_Task requirements_
Scan the data. Collect each line that contains the word "this".

_Dataset records_
— Start —

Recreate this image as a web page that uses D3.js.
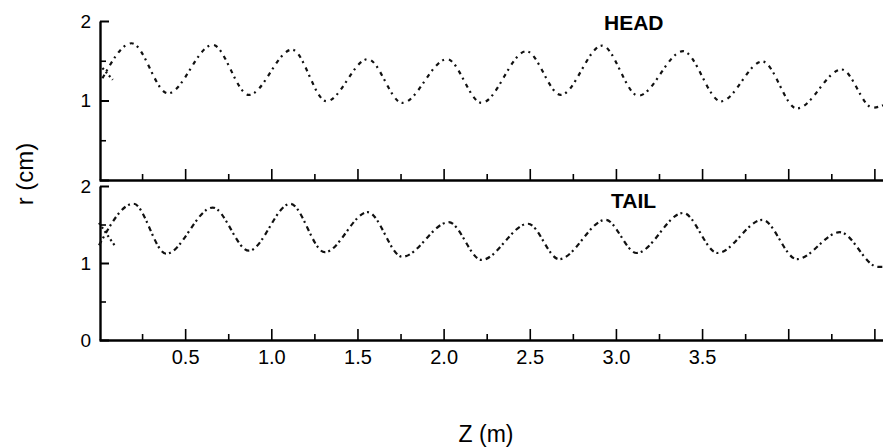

— End —
— Start —

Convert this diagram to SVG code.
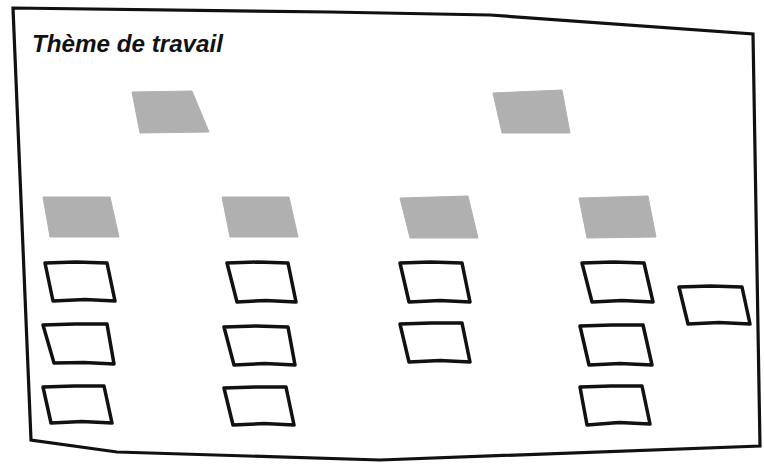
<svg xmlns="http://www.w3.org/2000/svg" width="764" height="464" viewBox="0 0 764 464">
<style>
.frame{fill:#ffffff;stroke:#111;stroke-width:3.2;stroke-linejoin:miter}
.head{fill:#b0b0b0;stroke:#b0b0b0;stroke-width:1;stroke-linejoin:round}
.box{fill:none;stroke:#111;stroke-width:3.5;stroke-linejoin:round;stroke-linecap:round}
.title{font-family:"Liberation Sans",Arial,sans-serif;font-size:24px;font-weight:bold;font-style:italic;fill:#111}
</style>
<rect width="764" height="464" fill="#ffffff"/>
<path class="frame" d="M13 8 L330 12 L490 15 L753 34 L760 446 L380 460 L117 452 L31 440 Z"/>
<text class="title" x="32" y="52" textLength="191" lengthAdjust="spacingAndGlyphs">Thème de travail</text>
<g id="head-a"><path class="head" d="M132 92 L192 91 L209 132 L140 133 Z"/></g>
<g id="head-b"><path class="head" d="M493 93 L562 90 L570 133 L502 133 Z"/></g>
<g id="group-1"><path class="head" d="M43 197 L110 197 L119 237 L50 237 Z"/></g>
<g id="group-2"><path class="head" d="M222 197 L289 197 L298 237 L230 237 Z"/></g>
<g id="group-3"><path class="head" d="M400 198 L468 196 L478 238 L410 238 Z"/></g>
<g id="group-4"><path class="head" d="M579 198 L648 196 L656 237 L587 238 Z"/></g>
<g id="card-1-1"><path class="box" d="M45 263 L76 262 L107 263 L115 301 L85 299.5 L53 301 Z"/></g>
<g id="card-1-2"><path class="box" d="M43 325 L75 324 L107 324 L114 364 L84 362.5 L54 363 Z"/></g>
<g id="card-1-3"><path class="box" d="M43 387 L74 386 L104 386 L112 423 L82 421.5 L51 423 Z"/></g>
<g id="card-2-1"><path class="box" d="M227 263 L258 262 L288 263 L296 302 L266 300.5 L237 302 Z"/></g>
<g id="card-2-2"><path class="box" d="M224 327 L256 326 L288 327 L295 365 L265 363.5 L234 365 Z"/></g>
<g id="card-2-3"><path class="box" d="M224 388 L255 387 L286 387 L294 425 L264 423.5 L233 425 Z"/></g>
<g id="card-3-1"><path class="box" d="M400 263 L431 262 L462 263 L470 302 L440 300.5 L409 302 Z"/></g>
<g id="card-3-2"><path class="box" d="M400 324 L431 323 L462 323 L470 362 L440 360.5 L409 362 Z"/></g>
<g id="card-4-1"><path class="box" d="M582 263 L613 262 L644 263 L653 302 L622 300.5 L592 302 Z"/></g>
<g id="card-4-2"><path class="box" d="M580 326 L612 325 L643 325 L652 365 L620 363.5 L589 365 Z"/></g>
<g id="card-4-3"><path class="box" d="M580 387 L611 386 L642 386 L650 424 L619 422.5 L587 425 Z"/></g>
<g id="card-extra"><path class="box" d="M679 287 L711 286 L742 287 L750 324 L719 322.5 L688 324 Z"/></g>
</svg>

— End —

_Complete response_
Recreate this image as a web page that uses D3.js.
Convert this diagram to SVG code.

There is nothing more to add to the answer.